Таким образом, одна и та же ментальность может пронзать собой всю толщу общественного сознания, имплицитно выражаясь в языке и других его проявлениях и артефактах. Согласно определению В. С. Соколова, «ментальность – это система идеалов, ценностных ориентаций, установок, а также психологических и мыслительных механизмов восприятия и понимания мира, которые позволяют воспринимать, сознавать и преобразовывать мир. Другими словами, ментальность – это и идеалы, и ценности в форме убеждений (своеобразных умственных установок, если так можно сказать), и методы познания, характерные для данной личности как части какой-то социальной общности» [Соколов 2003, с. 401].

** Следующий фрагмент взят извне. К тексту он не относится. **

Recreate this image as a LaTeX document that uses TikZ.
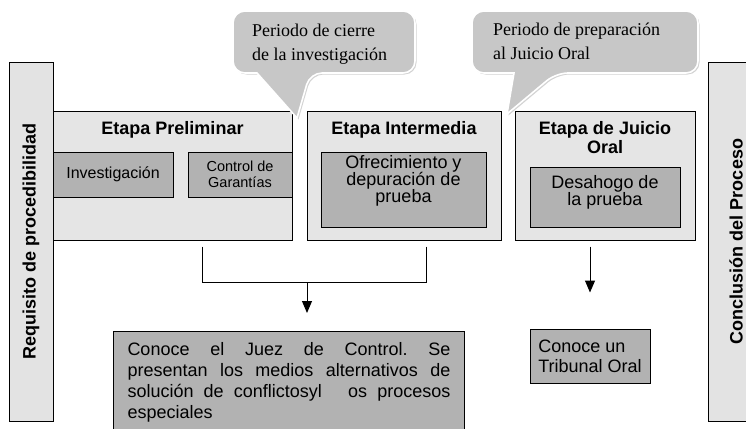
\documentclass[tikz,border=0pt]{standalone}
\usepackage{fontspec}
\setmainfont{Liberation Serif}
\setsansfont{Liberation Sans}
\usetikzlibrary{positioning,arrows.meta,shadows}
\frenchspacing

\begin{document}
\begin{tikzpicture}[x=1pt,y=-1pt]
\tikzstyle{bar}=[draw, fill=black!11, line width=1pt, inner sep=0pt, minimum height=359pt]
\tikzstyle{stage}=[draw, fill=black!10, line width=1pt, inner sep=0pt]
\tikzstyle{inbox}=[draw, fill=black!30, line width=1pt, inner sep=0pt, align=center,
                   font=\sffamily\fontsize{18}{17}\selectfont]
\tikzstyle{ttl}=[inner sep=0pt, align=center, font=\sffamily\bfseries\fontsize{18}{19}\selectfont]
\tikzstyle{vlbl}=[rotate=90, inner sep=0pt, font=\sffamily\bfseries\fontsize{18}{18}\selectfont]
\tikzstyle{bubble}=[draw=white, line width=1.6pt, fill=black!22,
                    drop shadow={opacity=0.35, shadow xshift=1.5pt, shadow yshift=-1.5pt}]
\tikzstyle{btxt}=[inner sep=0pt, anchor=north west, align=left, font=\fontsize{18}{24}\selectfont]
\tikzstyle{link}=[line width=1pt]
\tikzstyle{arr}=[link, -{Triangle[width=10pt, length=12pt]}]
\useasboundingbox (0,0) rectangle (746,428);
\clip (0,0) rectangle (746,428);

% side bars
\node[bar, minimum width=44pt] (req) at (31,241.5) {};
\node[bar, minimum width=56pt] (concl) at (736,241.5) {};
\node[vlbl] (reqt) at (req.center) {Requisito de procedibilidad};
\node[vlbl] (conclt) at (concl.center) {Conclusión del Proceso};

% stages
\node[stage, minimum width=239pt, minimum height=129pt] (prel) at (172.5,175.5) {};
\node[stage, minimum width=194pt, minimum height=129pt] (inter) at (404,175.5) {};
\node[stage, minimum width=180pt, minimum height=129pt] (jui) at (605,175.5) {};
\node[ttl, below=11pt of prel.north] (prelt) {Etapa Preliminar};
\node[ttl, below=11pt of inter.north] (intert) {Etapa Intermedia};
\node[ttl, below=11pt of jui.north] (juit) {Etapa de Juicio\\Oral};

% inner boxes
\node[inbox, minimum width=120pt, minimum height=45pt,
      font=\sffamily\fontsize{16}{17}\selectfont] (inv) at (113,174.5) {Investigación};
\node[inbox, minimum width=104pt, minimum height=45pt,
      font=\sffamily\fontsize{14.5}{16}\selectfont] (gar) at (240,174.5) {Control de\\Garantías};
\node[inbox, minimum width=165pt, minimum height=75pt, text depth=21pt] (ofr) at (403.5,189.5)
     {Ofrecimiento y\\depuración de\\prueba};
\node[inbox, minimum width=150pt, minimum height=60pt, text depth=13pt] (des) at (605,197)
     {Desahogo de\\la prueba};

% results
\node[inbox, anchor=north west, inner xsep=14pt, inner ysep=11pt, align=left] (juez) at (113,331)
     {\parbox[t][100pt][t]{323pt}{\baselineskip=21pt
      \makebox[323pt][s]{Conoce el Juez de Control. Se}\\
      \makebox[323pt][s]{presentan los medios alternativos de}\\
      \makebox[323pt][s]{solución de conflictosyl\hspace{16pt} os procesos}\\
      especiales}};
\node[inbox, minimum width=120pt, minimum height=54pt, align=left,
      font=\sffamily\fontsize{18}{20}\selectfont] (trib) at (590,356)
     {Conoce un\\Tribunal Oral};

% connectors
\coordinate (j) at (307,282);
\draw[link, shorten <=6pt] ([xshift=29.5pt]prel.south) |- (j);
\draw[link, shorten <=6pt] ([xshift=22pt]inter.south) |- (j);
\draw[arr, shorten >=18pt] (j) -- (j |- juez.north);
\draw[arr, shorten <=6pt, shorten >=36pt] (jui.south -| trib.north) -- (trib.north);

% callouts
\path[bubble] (233,42) [rounded corners=12pt] -- (233,11) -- (415,11) -- (415,73)
     -- (310,73) [sharp corners] -- (297,118) -- (257,73) [rounded corners=12pt] -- (233,73) -- cycle;
\path[bubble] (472,42) [rounded corners=12pt] -- (472,11) -- (698,11) -- (698,73)
     -- (556,73) [sharp corners] -- (507,114) -- (514,73) [rounded corners=12pt] -- (472,73) -- cycle;
\node[btxt] (cierre) at (252,24) {Periodo de cierre\\de la investigación};
\node[btxt] (prep) at (493,23) {Periodo de preparación\\al Juicio Oral};
\end{tikzpicture}
\end{document}
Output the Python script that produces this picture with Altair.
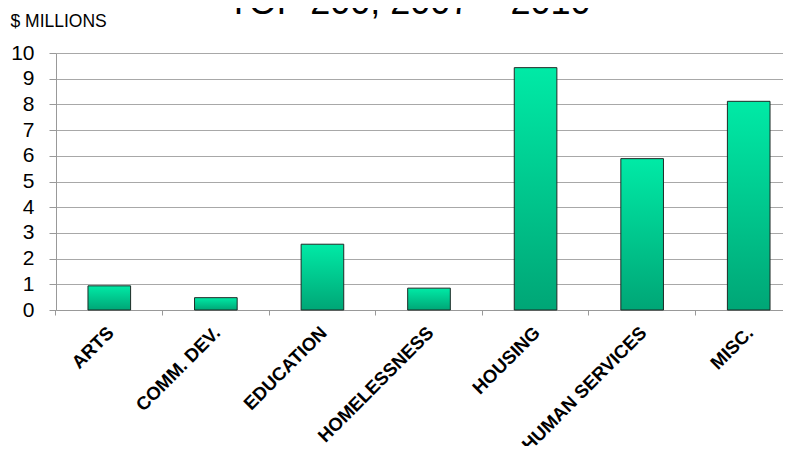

Надо заметить, что разработка истории ментальностей как интегральной части социальной истории развернулась с 1960-х гг. Для этого периода характерна общая тенденция деидеологизации гуманитарного знания, «поиск представлений и понятий, мощно определяющих сознание и поведение человека, но лежащих как бы «ниже» господствующих идеологических систем» [Соколов 2003, с. 77], стремление «вырваться из жестких и узких рамок идеологий и высветить установки сознания, им не подвластные и даже им противостоящие, несомненна для всех указанных школ. Тем самым создавались условия для изучения потаенных пластов общественного сознания, особенно тесно связанных с повседневной жизнью человека, с его коренными жизненными ориентациями. Эти пласты сознания по существу игнорировались предшествовавшей наукой, которая понимала общественную жизнь исключительно на уровне философии, религиозной догматики, эстетики – на уровне элитарном [там же].